Written problem> Below is a listing; reproduce each line of it exactly.

Stored data>

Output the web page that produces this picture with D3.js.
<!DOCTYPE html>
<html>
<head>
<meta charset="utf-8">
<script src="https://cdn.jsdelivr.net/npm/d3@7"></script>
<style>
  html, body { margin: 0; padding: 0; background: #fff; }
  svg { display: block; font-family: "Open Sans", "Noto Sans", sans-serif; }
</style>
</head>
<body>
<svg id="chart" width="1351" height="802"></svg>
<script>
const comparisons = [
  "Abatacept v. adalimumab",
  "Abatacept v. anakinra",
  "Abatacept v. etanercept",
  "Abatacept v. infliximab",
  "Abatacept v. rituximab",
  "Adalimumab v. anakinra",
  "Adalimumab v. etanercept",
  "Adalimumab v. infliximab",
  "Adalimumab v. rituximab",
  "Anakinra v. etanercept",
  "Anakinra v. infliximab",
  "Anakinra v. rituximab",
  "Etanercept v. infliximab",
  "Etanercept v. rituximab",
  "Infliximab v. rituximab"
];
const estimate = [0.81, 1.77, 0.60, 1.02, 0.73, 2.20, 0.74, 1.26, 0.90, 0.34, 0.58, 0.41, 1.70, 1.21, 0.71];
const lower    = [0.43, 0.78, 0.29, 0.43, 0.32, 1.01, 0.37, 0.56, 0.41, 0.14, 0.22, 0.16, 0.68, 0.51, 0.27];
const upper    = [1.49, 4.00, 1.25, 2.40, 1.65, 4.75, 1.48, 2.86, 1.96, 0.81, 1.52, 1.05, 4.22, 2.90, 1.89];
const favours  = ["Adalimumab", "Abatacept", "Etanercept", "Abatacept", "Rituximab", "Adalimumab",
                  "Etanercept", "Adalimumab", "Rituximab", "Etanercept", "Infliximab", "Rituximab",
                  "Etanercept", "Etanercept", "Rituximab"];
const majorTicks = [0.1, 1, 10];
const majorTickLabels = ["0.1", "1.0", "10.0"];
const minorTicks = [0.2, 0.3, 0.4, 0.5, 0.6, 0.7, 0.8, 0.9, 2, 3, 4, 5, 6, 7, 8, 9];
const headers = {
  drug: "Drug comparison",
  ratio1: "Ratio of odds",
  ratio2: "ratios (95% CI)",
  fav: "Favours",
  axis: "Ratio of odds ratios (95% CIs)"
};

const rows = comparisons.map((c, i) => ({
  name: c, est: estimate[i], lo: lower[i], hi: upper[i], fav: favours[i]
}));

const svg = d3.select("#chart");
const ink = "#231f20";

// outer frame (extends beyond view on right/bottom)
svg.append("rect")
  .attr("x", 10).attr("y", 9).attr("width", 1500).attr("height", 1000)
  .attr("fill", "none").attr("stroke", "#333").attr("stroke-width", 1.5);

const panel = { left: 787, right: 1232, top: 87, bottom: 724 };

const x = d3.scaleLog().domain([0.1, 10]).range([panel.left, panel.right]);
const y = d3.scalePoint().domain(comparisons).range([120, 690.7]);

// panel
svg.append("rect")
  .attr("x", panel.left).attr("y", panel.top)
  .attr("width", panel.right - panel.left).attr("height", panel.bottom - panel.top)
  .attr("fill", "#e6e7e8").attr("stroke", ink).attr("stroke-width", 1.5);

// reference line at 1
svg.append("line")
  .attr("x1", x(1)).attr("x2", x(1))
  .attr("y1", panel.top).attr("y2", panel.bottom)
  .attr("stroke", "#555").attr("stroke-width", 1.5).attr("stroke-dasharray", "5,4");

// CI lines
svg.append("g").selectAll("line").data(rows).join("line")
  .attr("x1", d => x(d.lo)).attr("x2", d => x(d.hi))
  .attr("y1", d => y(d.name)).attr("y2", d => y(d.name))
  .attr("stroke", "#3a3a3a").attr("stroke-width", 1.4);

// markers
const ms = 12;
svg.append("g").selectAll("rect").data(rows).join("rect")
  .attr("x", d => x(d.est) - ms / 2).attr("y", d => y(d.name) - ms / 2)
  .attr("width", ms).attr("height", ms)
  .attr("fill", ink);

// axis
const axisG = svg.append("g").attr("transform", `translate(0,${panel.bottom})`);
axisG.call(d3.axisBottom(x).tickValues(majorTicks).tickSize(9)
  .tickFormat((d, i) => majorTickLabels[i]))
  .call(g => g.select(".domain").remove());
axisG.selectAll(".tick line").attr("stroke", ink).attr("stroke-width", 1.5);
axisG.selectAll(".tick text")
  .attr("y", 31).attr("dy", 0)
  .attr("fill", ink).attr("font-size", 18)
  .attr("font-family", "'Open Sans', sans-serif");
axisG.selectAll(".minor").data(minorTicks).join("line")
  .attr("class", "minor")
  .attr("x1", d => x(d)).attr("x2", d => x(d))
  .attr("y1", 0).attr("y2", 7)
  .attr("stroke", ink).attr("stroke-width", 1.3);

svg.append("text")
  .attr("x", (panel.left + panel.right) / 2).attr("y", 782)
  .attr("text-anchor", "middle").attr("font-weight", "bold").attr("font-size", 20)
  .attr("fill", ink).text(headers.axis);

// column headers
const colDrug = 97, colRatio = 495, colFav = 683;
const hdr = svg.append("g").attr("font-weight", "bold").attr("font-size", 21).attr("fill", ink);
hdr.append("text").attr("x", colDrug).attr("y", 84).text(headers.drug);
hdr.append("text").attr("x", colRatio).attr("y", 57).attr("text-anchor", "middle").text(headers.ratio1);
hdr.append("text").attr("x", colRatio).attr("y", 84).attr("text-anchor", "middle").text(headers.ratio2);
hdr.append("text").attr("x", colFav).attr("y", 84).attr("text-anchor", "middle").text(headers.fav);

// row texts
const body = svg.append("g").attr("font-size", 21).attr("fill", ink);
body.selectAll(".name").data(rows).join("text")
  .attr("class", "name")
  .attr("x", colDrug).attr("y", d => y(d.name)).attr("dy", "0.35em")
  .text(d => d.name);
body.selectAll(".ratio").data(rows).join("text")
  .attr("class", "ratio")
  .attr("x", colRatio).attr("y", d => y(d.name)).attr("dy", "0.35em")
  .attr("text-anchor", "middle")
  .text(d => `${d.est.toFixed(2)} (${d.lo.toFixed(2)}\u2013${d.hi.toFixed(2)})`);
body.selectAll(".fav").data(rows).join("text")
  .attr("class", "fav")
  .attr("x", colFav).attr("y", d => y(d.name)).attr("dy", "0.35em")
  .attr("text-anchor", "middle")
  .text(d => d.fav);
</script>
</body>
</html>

Reply>
Output the web page that produces this picture with D3.js.
<!DOCTYPE html>
<html>
<head>
<meta charset="utf-8">
<script src="https://cdn.jsdelivr.net/npm/d3@7"></script>
<style>
  html, body { margin: 0; padding: 0; background: #fff; }
  svg { display: block; font-family: "Open Sans", "Noto Sans", sans-serif; }
</style>
</head>
<body>
<svg id="chart" width="1351" height="802"></svg>
<script>
const comparisons = [
  "Abatacept v. adalimumab",
  "Abatacept v. anakinra",
  "Abatacept v. etanercept",
  "Abatacept v. infliximab",
  "Abatacept v. rituximab",
  "Adalimumab v. anakinra",
  "Adalimumab v. etanercept",
  "Adalimumab v. infliximab",
  "Adalimumab v. rituximab",
  "Anakinra v. etanercept",
  "Anakinra v. infliximab",
  "Anakinra v. rituximab",
  "Etanercept v. infliximab",
  "Etanercept v. rituximab",
  "Infliximab v. rituximab"
];
const estimate = [0.81, 1.77, 0.60, 1.02, 0.73, 2.20, 0.74, 1.26, 0.90, 0.34, 0.58, 0.41, 1.70, 1.21, 0.71];
const lower    = [0.43, 0.78, 0.29, 0.43, 0.32, 1.01, 0.37, 0.56, 0.41, 0.14, 0.22, 0.16, 0.68, 0.51, 0.27];
const upper    = [1.49, 4.00, 1.25, 2.40, 1.65, 4.75, 1.48, 2.86, 1.96, 0.81, 1.52, 1.05, 4.22, 2.90, 1.89];
const favours  = ["Adalimumab", "Abatacept", "Etanercept", "Abatacept", "Rituximab", "Adalimumab",
                  "Etanercept", "Adalimumab", "Rituximab", "Etanercept", "Infliximab", "Rituximab",
                  "Etanercept", "Etanercept", "Rituximab"];
const majorTicks = [0.1, 1, 10];
const majorTickLabels = ["0.1", "1.0", "10.0"];
const minorTicks = [0.2, 0.3, 0.4, 0.5, 0.6, 0.7, 0.8, 0.9, 2, 3, 4, 5, 6, 7, 8, 9];
const headers = {
  drug: "Drug comparison",
  ratio1: "Ratio of odds",
  ratio2: "ratios (95% CI)",
  fav: "Favours",
  axis: "Ratio of odds ratios (95% CIs)"
};

const rows = comparisons.map((c, i) => ({
  name: c, est: estimate[i], lo: lower[i], hi: upper[i], fav: favours[i]
}));

const svg = d3.select("#chart");
const ink = "#231f20";

// outer frame (extends beyond view on right/bottom)
svg.append("rect")
  .attr("x", 10).attr("y", 9).attr("width", 1500).attr("height", 1000)
  .attr("fill", "none").attr("stroke", "#333").attr("stroke-width", 1.5);

const panel = { left: 787, right: 1232, top: 87, bottom: 724 };

const x = d3.scaleLog().domain([0.1, 10]).range([panel.left, panel.right]);
const y = d3.scalePoint().domain(comparisons).range([120, 690.7]);

// panel
svg.append("rect")
  .attr("x", panel.left).attr("y", panel.top)
  .attr("width", panel.right - panel.left).attr("height", panel.bottom - panel.top)
  .attr("fill", "#e6e7e8").attr("stroke", ink).attr("stroke-width", 1.5);

// reference line at 1
svg.append("line")
  .attr("x1", x(1)).attr("x2", x(1))
  .attr("y1", panel.top).attr("y2", panel.bottom)
  .attr("stroke", "#555").attr("stroke-width", 1.5).attr("stroke-dasharray", "5,4");

// CI lines
svg.append("g").selectAll("line").data(rows).join("line")
  .attr("x1", d => x(d.lo)).attr("x2", d => x(d.hi))
  .attr("y1", d => y(d.name)).attr("y2", d => y(d.name))
  .attr("stroke", "#3a3a3a").attr("stroke-width", 1.4);

// markers
const ms = 12;
svg.append("g").selectAll("rect").data(rows).join("rect")
  .attr("x", d => x(d.est) - ms / 2).attr("y", d => y(d.name) - ms / 2)
  .attr("width", ms).attr("height", ms)
  .attr("fill", ink);

// axis
const axisG = svg.append("g").attr("transform", `translate(0,${panel.bottom})`);
axisG.call(d3.axisBottom(x).tickValues(majorTicks).tickSize(9)
  .tickFormat((d, i) => majorTickLabels[i]))
  .call(g => g.select(".domain").remove());
axisG.selectAll(".tick line").attr("stroke", ink).attr("stroke-width", 1.5);
axisG.selectAll(".tick text")
  .attr("y", 31).attr("dy", 0)
  .attr("fill", ink).attr("font-size", 18)
  .attr("font-family", "'Open Sans', sans-serif");
axisG.selectAll(".minor").data(minorTicks).join("line")
  .attr("class", "minor")
  .attr("x1", d => x(d)).attr("x2", d => x(d))
  .attr("y1", 0).attr("y2", 7)
  .attr("stroke", ink).attr("stroke-width", 1.3);

svg.append("text")
  .attr("x", (panel.left + panel.right) / 2).attr("y", 782)
  .attr("text-anchor", "middle").attr("font-weight", "bold").attr("font-size", 20)
  .attr("fill", ink).text(headers.axis);

// column headers
const colDrug = 97, colRatio = 495, colFav = 683;
const hdr = svg.append("g").attr("font-weight", "bold").attr("font-size", 21).attr("fill", ink);
hdr.append("text").attr("x", colDrug).attr("y", 84).text(headers.drug);
hdr.append("text").attr("x", colRatio).attr("y", 57).attr("text-anchor", "middle").text(headers.ratio1);
hdr.append("text").attr("x", colRatio).attr("y", 84).attr("text-anchor", "middle").text(headers.ratio2);
hdr.append("text").attr("x", colFav).attr("y", 84).attr("text-anchor", "middle").text(headers.fav);

// row texts
const body = svg.append("g").attr("font-size", 21).attr("fill", ink);
body.selectAll(".name").data(rows).join("text")
  .attr("class", "name")
  .attr("x", colDrug).attr("y", d => y(d.name)).attr("dy", "0.35em")
  .text(d => d.name);
body.selectAll(".ratio").data(rows).join("text")
  .attr("class", "ratio")
  .attr("x", colRatio).attr("y", d => y(d.name)).attr("dy", "0.35em")
  .attr("text-anchor", "middle")
  .text(d => `${d.est.toFixed(2)} (${d.lo.toFixed(2)}\u2013${d.hi.toFixed(2)})`);
body.selectAll(".fav").data(rows).join("text")
  .attr("class", "fav")
  .attr("x", colFav).attr("y", d => y(d.name)).attr("dy", "0.35em")
  .attr("text-anchor", "middle")
  .text(d => d.fav);
</script>
</body>
</html>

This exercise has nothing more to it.